— What needs to be done —
Output the material beneath this task exactly, images excluded.

— Material —

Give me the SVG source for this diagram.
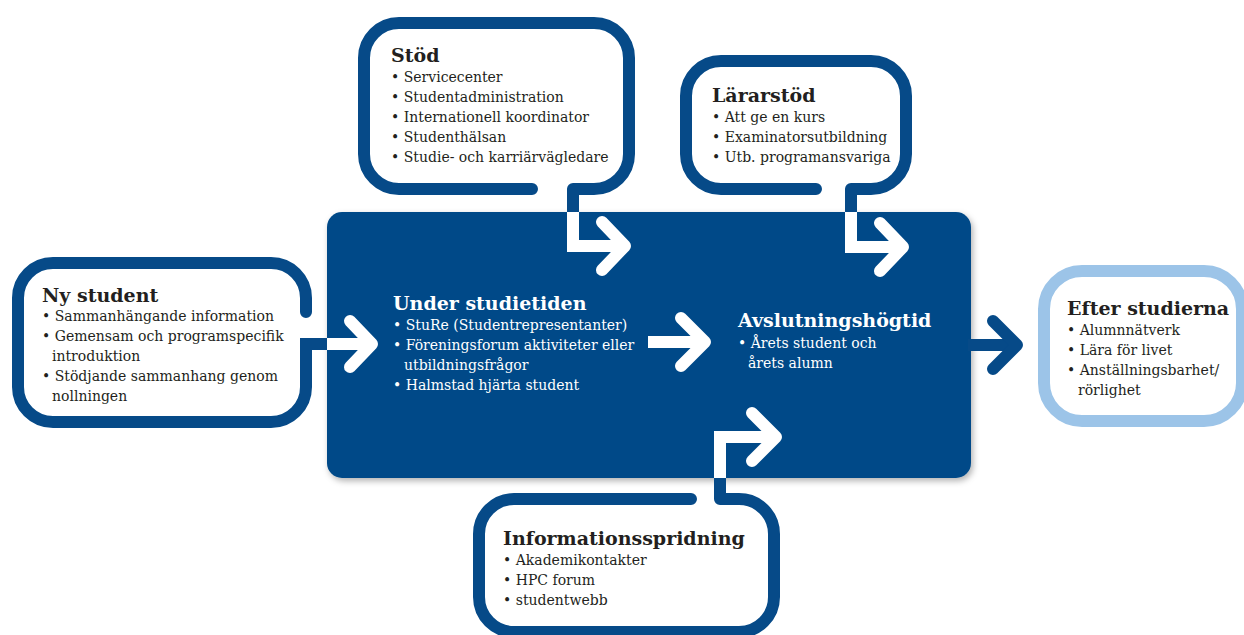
<svg xmlns="http://www.w3.org/2000/svg" width="1244" height="635" viewBox="0 0 1244 635">
<defs>
<filter id="sh" x="-5%" y="-5%" width="110%" height="115%">
<feDropShadow dx="2" dy="3" stdDeviation="3" flood-color="#000" flood-opacity="0.3"/>
</filter>
<style>
.ol{fill:none;stroke:#064a88;stroke-width:12;stroke-linecap:round;stroke-linejoin:miter}
.lb{fill:none;stroke:#9cc4e8;stroke-width:12}
.cd{fill:none;stroke:#064a88;stroke-width:12;stroke-linecap:butt;stroke-linejoin:miter}
.cw{fill:none;stroke:#fff;stroke-width:12;stroke-linecap:butt;stroke-linejoin:miter}
.ch{fill:none;stroke-width:12;stroke-linecap:round;stroke-linejoin:round}
.h{font-family:"DejaVu Serif",serif;font-weight:bold;font-size:19px;fill:#231f20}
.t{font-family:"DejaVu Serif",serif;font-size:14px;fill:#231f20}
.w{fill:#fff}
</style>
</defs>
<rect width="1244" height="635" fill="#fff"/>

<g id="under-studietiden">
<rect x="327" y="212" width="644" height="266" rx="15" fill="#064a88" filter="url(#sh)"/>
<text class="h w" x="393" y="310">Under studietiden</text>
<text class="t w" x="393" y="330">• StuRe (Studentrepresentanter)</text>
<text class="t w" x="393" y="350">• Föreningsforum aktiviteter eller</text>
<text class="t w" x="404" y="370">utbildningsfrågor</text>
<text class="t w" x="393" y="390">• Halmstad hjärta student</text>
</g>

<g id="avslutningshogtid">
<text class="h w" x="738" y="327">Avslutningshögtid</text>
<text class="t w" x="738" y="348">• Årets student och</text>
<text class="t w" x="748" y="368">årets alumn</text>
</g>

<g id="ny-student">
<path class="ol" d="M306,312 L306,298 A35,35 0 0 0 271,263 L53,263 A35,35 0 0 0 18,298 L18,387 A35,35 0 0 0 53,422 L271,422 A35,35 0 0 0 306,387 L306,344"/>
<text class="h" x="42" y="302">Ny student</text>
<text class="t" x="42" y="321">• Sammanhängande information</text>
<text class="t" x="42" y="341">• Gemensam och programspecifik</text>
<text class="t" x="52" y="361">introduktion</text>
<text class="t" x="42" y="381">• Stödjande sammanhang genom</text>
<text class="t" x="52" y="401">nollningen</text>
</g>

<g id="stod">
<path class="ol" d="M532,189 L399,189 A35,35 0 0 1 364,154 L364,58 A35,35 0 0 1 399,23 L594,23 A35,35 0 0 1 629,58 L629,154 A35,35 0 0 1 594,189 L573,189"/>
<text class="h" x="391" y="62">Stöd</text>
<text class="t" x="391" y="82">• Servicecenter</text>
<text class="t" x="391" y="102">• Studentadministration</text>
<text class="t" x="391" y="122">• Internationell koordinator</text>
<text class="t" x="391" y="142">• Studenthälsan</text>
<text class="t" x="391" y="162">• Studie- och karriärvägledare</text>
</g>

<g id="lararstod">
<path class="ol" d="M816,189 L721,189 A35,35 0 0 1 686,154 L686,96 A35,35 0 0 1 721,61 L871,61 A35,35 0 0 1 906,96 L906,154 A35,35 0 0 1 871,189 L851,189"/>
<text class="h" x="712" y="102">Lärarstöd</text>
<text class="t" x="712" y="122">• Att ge en kurs</text>
<text class="t" x="712" y="142">• Examinatorsutbildning</text>
<text class="t" x="712" y="162">• Utb. programansvariga</text>
</g>

<g id="informationsspridning">
<path class="ol" d="M691,499 L514,499 A35,35 0 0 0 479,534 L479,597 A35,35 0 0 0 514,632 L739,632 A35,35 0 0 0 774,597 L774,534 A35,35 0 0 0 739,499 L720,499"/>
<text class="h" x="503" y="545">Informationsspridning</text>
<text class="t" x="503" y="565">• Akademikontakter</text>
<text class="t" x="503" y="585">• HPC forum</text>
<text class="t" x="503" y="605">• studentwebb</text>
</g>

<g id="efter-studierna">
<rect class="lb" x="1044" y="271" width="198" height="150" rx="38"/>
<text class="h" x="1067" y="315">Efter studierna</text>
<text class="t" x="1067" y="335">• Alumnnätverk</text>
<text class="t" x="1067" y="355">• Lära för livet</text>
<text class="t" x="1067" y="375">• Anställningsbarhet/</text>
<text class="t" x="1078" y="395">rörlighet</text>
</g>

<g id="connectors">
<path class="cd" d="M306,380 L306,344 L330,344"/>
<path class="cw" d="M327,344 L370,344"/>
<path class="ch" stroke="#fff" d="M350,321 L372,344 L350,367"/>

<path class="cd" d="M573,189 L573,214"/>
<path class="cw" d="M573,212 L573,246 L622,246"/>
<path class="ch" stroke="#fff" d="M602,222 L625,246 L602,270"/>

<path class="cd" d="M851,189 L851,214"/>
<path class="cw" d="M851,212 L851,247 L900,247"/>
<path class="ch" stroke="#fff" d="M880,223 L903,247 L880,271"/>

<path class="cd" d="M720,499 L720,476"/>
<path class="cw" d="M720,478 L720,437 L773,437"/>
<path class="ch" stroke="#fff" d="M752,413 L776,437 L752,461"/>

<path class="cw" d="M648,342 L702,342"/>
<path class="ch" stroke="#fff" d="M681,318 L705,342 L681,366"/>

<path class="cd" d="M968,345 L1014,345"/>
<path class="ch" stroke="#064a88" d="M993,321 L1017,345 L993,369"/>
</g>
</svg>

— Response —
Give me the SVG source for this diagram.
<svg xmlns="http://www.w3.org/2000/svg" width="1244" height="635" viewBox="0 0 1244 635">
<defs>
<filter id="sh" x="-5%" y="-5%" width="110%" height="115%">
<feDropShadow dx="2" dy="3" stdDeviation="3" flood-color="#000" flood-opacity="0.3"/>
</filter>
<style>
.ol{fill:none;stroke:#064a88;stroke-width:12;stroke-linecap:round;stroke-linejoin:miter}
.lb{fill:none;stroke:#9cc4e8;stroke-width:12}
.cd{fill:none;stroke:#064a88;stroke-width:12;stroke-linecap:butt;stroke-linejoin:miter}
.cw{fill:none;stroke:#fff;stroke-width:12;stroke-linecap:butt;stroke-linejoin:miter}
.ch{fill:none;stroke-width:12;stroke-linecap:round;stroke-linejoin:round}
.h{font-family:"DejaVu Serif",serif;font-weight:bold;font-size:19px;fill:#231f20}
.t{font-family:"DejaVu Serif",serif;font-size:14px;fill:#231f20}
.w{fill:#fff}
</style>
</defs>
<rect width="1244" height="635" fill="#fff"/>

<g id="under-studietiden">
<rect x="327" y="212" width="644" height="266" rx="15" fill="#064a88" filter="url(#sh)"/>
<text class="h w" x="393" y="310">Under studietiden</text>
<text class="t w" x="393" y="330">• StuRe (Studentrepresentanter)</text>
<text class="t w" x="393" y="350">• Föreningsforum aktiviteter eller</text>
<text class="t w" x="404" y="370">utbildningsfrågor</text>
<text class="t w" x="393" y="390">• Halmstad hjärta student</text>
</g>

<g id="avslutningshogtid">
<text class="h w" x="738" y="327">Avslutningshögtid</text>
<text class="t w" x="738" y="348">• Årets student och</text>
<text class="t w" x="748" y="368">årets alumn</text>
</g>

<g id="ny-student">
<path class="ol" d="M306,312 L306,298 A35,35 0 0 0 271,263 L53,263 A35,35 0 0 0 18,298 L18,387 A35,35 0 0 0 53,422 L271,422 A35,35 0 0 0 306,387 L306,344"/>
<text class="h" x="42" y="302">Ny student</text>
<text class="t" x="42" y="321">• Sammanhängande information</text>
<text class="t" x="42" y="341">• Gemensam och programspecifik</text>
<text class="t" x="52" y="361">introduktion</text>
<text class="t" x="42" y="381">• Stödjande sammanhang genom</text>
<text class="t" x="52" y="401">nollningen</text>
</g>

<g id="stod">
<path class="ol" d="M532,189 L399,189 A35,35 0 0 1 364,154 L364,58 A35,35 0 0 1 399,23 L594,23 A35,35 0 0 1 629,58 L629,154 A35,35 0 0 1 594,189 L573,189"/>
<text class="h" x="391" y="62">Stöd</text>
<text class="t" x="391" y="82">• Servicecenter</text>
<text class="t" x="391" y="102">• Studentadministration</text>
<text class="t" x="391" y="122">• Internationell koordinator</text>
<text class="t" x="391" y="142">• Studenthälsan</text>
<text class="t" x="391" y="162">• Studie- och karriärvägledare</text>
</g>

<g id="lararstod">
<path class="ol" d="M816,189 L721,189 A35,35 0 0 1 686,154 L686,96 A35,35 0 0 1 721,61 L871,61 A35,35 0 0 1 906,96 L906,154 A35,35 0 0 1 871,189 L851,189"/>
<text class="h" x="712" y="102">Lärarstöd</text>
<text class="t" x="712" y="122">• Att ge en kurs</text>
<text class="t" x="712" y="142">• Examinatorsutbildning</text>
<text class="t" x="712" y="162">• Utb. programansvariga</text>
</g>

<g id="informationsspridning">
<path class="ol" d="M691,499 L514,499 A35,35 0 0 0 479,534 L479,597 A35,35 0 0 0 514,632 L739,632 A35,35 0 0 0 774,597 L774,534 A35,35 0 0 0 739,499 L720,499"/>
<text class="h" x="503" y="545">Informationsspridning</text>
<text class="t" x="503" y="565">• Akademikontakter</text>
<text class="t" x="503" y="585">• HPC forum</text>
<text class="t" x="503" y="605">• studentwebb</text>
</g>

<g id="efter-studierna">
<rect class="lb" x="1044" y="271" width="198" height="150" rx="38"/>
<text class="h" x="1067" y="315">Efter studierna</text>
<text class="t" x="1067" y="335">• Alumnnätverk</text>
<text class="t" x="1067" y="355">• Lära för livet</text>
<text class="t" x="1067" y="375">• Anställningsbarhet/</text>
<text class="t" x="1078" y="395">rörlighet</text>
</g>

<g id="connectors">
<path class="cd" d="M306,380 L306,344 L330,344"/>
<path class="cw" d="M327,344 L370,344"/>
<path class="ch" stroke="#fff" d="M350,321 L372,344 L350,367"/>

<path class="cd" d="M573,189 L573,214"/>
<path class="cw" d="M573,212 L573,246 L622,246"/>
<path class="ch" stroke="#fff" d="M602,222 L625,246 L602,270"/>

<path class="cd" d="M851,189 L851,214"/>
<path class="cw" d="M851,212 L851,247 L900,247"/>
<path class="ch" stroke="#fff" d="M880,223 L903,247 L880,271"/>

<path class="cd" d="M720,499 L720,476"/>
<path class="cw" d="M720,478 L720,437 L773,437"/>
<path class="ch" stroke="#fff" d="M752,413 L776,437 L752,461"/>

<path class="cw" d="M648,342 L702,342"/>
<path class="ch" stroke="#fff" d="M681,318 L705,342 L681,366"/>

<path class="cd" d="M968,345 L1014,345"/>
<path class="ch" stroke="#064a88" d="M993,321 L1017,345 L993,369"/>
</g>
</svg>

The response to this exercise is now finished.